Instructional Design Journey

Document my journey and share my most impactful ah ha moments and takeaways.

2021-04-23 2 min read

asphalt road between trees

This is about my journey on becoming an Instructional Designer. I already have the title, but I don't have an extensive knowledge as my peers have unknowingly made me very well aware of. They have exposed me to ideas, theories and programs that I had no clue about which, in turn, made me realize how little I know. My personality cannot have me not knowing my job the best I can, so I am officially on a mission to submerse myself in learning more.

So why did I start this website? Well, there is no one particularly strong reason, but if I had to pin it down, I would say there are 2 stronger reasons. One, being that I am going to be taking notes anyway, why not do it in a website; creating a website is something I always wanted to do, so let's do it, I told myself. The second, a good way to learn is to deeply reflect on the material learned, so why no reflect here so it can be shared with others. 

About Me. I have a Bachelor's Degree in Management and Marketing earned in 2004, which was followed by careers in logistics and management with most of my experience being an Operations Manager for over a decade at an automotive manufacturing facility that was over 2.3 million square feet. It was a tough ride where I averaged 80 hours a week, but I absolutely would not trade any of it because I got to learn a lot from quality programs, finance, HR, safety programs, machine operations, maintenance, training, classroom facilitation, and so on. I was definitely the cliche of "jack of all trades, master of none." I even earned by SPHR (Senior Professional Human Resources) certification from the HRCI Institute at one point on the very fist exam. 

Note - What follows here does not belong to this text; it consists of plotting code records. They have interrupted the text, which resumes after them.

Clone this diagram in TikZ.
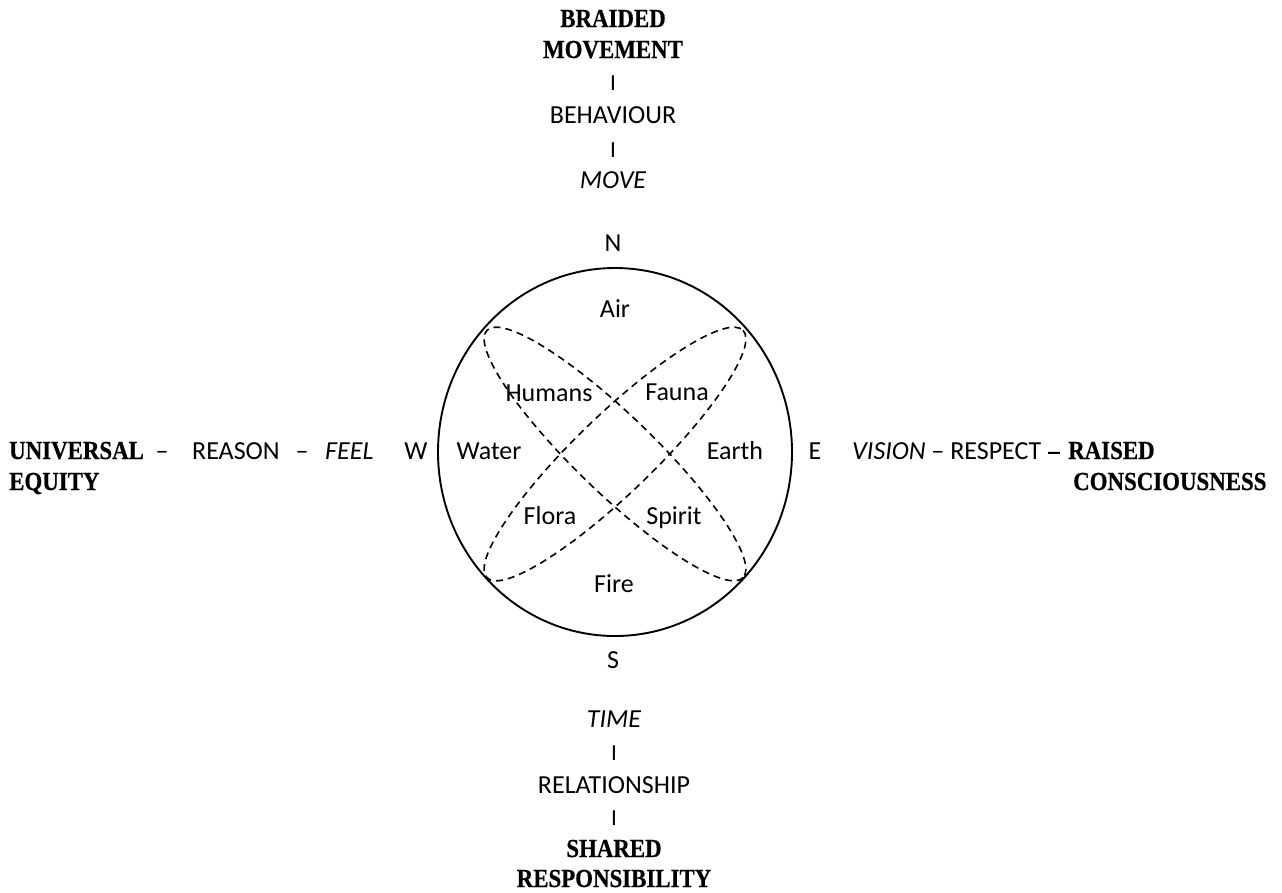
\documentclass[tikz,border=0pt]{standalone}
\usepackage{fontspec}
\setmainfont{Carlito}
\newfontfamily\bserif[FakeStretch=0.88, BoldFeatures={FakeBold=0.5}]{Liberation Serif}
\begin{document}
\begin{tikzpicture}[x=1pt,y=-1pt,
  txt/.style={inner sep=0pt, anchor=base, font=\fontsize{26}{30}\selectfont},
  bld/.style={inner sep=0pt, anchor=base, font=\bserif\bfseries\fontsize{26}{30}\selectfont},
  sepbar/.style={inner sep=0pt, anchor=base, font=\fontsize{23}{27}\selectfont},
  wheel/.style={line width=1.9pt},
  lens/.style={dash pattern=on 7pt off 5pt, line width=1.6pt}]
\useasboundingbox (0,0) rectangle (1282,892);
% north
\node[bld] (braided) at (613,27) {BRAIDED};
\node[bld] (movement) at (613,58) {MOVEMENT};
\node[sepbar] (sepN1) at (613,90) {I};
\node[txt] (behaviour) at (613,123) {BEHAVIOUR};
\node[sepbar] (sepN2) at (613,157) {I};
\node[txt] (move) at (613,188) {\itshape MOVE};
\node[txt] (N) at (613,251) {N};
% wheel
\draw[wheel] (615,452) ellipse [x radius=177, y radius=184];
\begin{scope}[shift={(615,454)}, rotate=-44]
  \draw[lens] (0,0) ellipse [x radius=178, y radius=39];
\end{scope}
\begin{scope}[shift={(615,454)}, rotate=44]
  \draw[lens] (0,0) ellipse [x radius=178, y radius=39];
\end{scope}
\node[txt] (air) at (615,317) {Air};
\node[txt] (humans) at (549,401) {Humans};
\node[txt] (fauna) at (677,400) {Fauna};
\node[txt] (water) at (489,459) {Water};
\node[txt] (earth) at (735,459) {Earth};
\node[txt] (flora) at (550,524) {Flora};
\node[txt] (spirit) at (674,524) {Spirit};
\node[txt] (fire) at (614,592) {Fire};
% south
\node[txt] (S) at (613,668) {S};
\node[txt] (time) at (614,727) {\itshape TIME};
\node[sepbar] (sepS1) at (614,760) {I};
\node[txt] (relationship) at (614,793) {RELATIONSHIP};
\node[sepbar] (sepS2) at (614,825) {I};
\node[bld] (shared) at (614,857) {SHARED};
\node[bld] (responsibility) at (614,887) {RESPONSIBILITY};
% west
\node[txt] (W) at (416,459) {W};
\node[bld, anchor=base west] (universal) at (9,459) {UNIVERSAL};
\node[bld, anchor=base west] (equity) at (9,490) {EQUITY};
\node[txt] (dashL1) at (162,459) {–};
\node[txt, anchor=base west] (reason) at (192,459) {REASON};
\node[txt] (dashL2) at (302,459) {–};
\node[txt, anchor=base west] (feel) at (325,459) {\itshape FEEL};
% east
\node[txt] (E) at (815,459) {E};
\node[txt, anchor=base west] (vision) at (852,459) {\itshape VISION\upshape{} – RESPECT};
\node[bld] (dashR) at (1054,459) {–};
\node[bld, anchor=base west] (raised) at (1068,459) {RAISED};
\node[bld, anchor=base west] (conscious) at (1073,490) {CONSCIOUSNESS};
\end{tikzpicture}
\end{document}
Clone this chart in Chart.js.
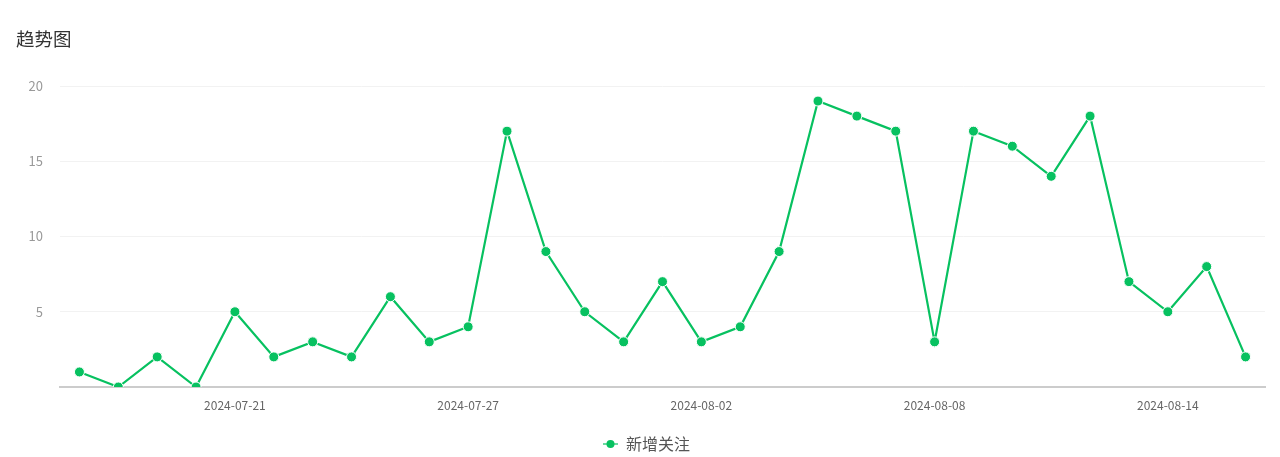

Series of events led me to a new patch at 39 years years old when I was given an opportunity of becoming a technical trainer in which I would facilitate other people's instructional design work. Training always felt like it came easy to me, especially one-on-one. Fast forward a year later with the same employer and I was given the opportunity to become an Instructional Designer. I have some instructional design experience already but mostly in the creating PowerPoints, training guides and finding out what people need to be trained on, which I was reminded has a technical term of needs analysis. Last time I heard that terminolgy was 17 years ago when I was seeking my bachelor's degree in Management and Marketing. Needless to say, I had to dust off a lot of cobwebs to recall the abbreviated training I received in instructional design.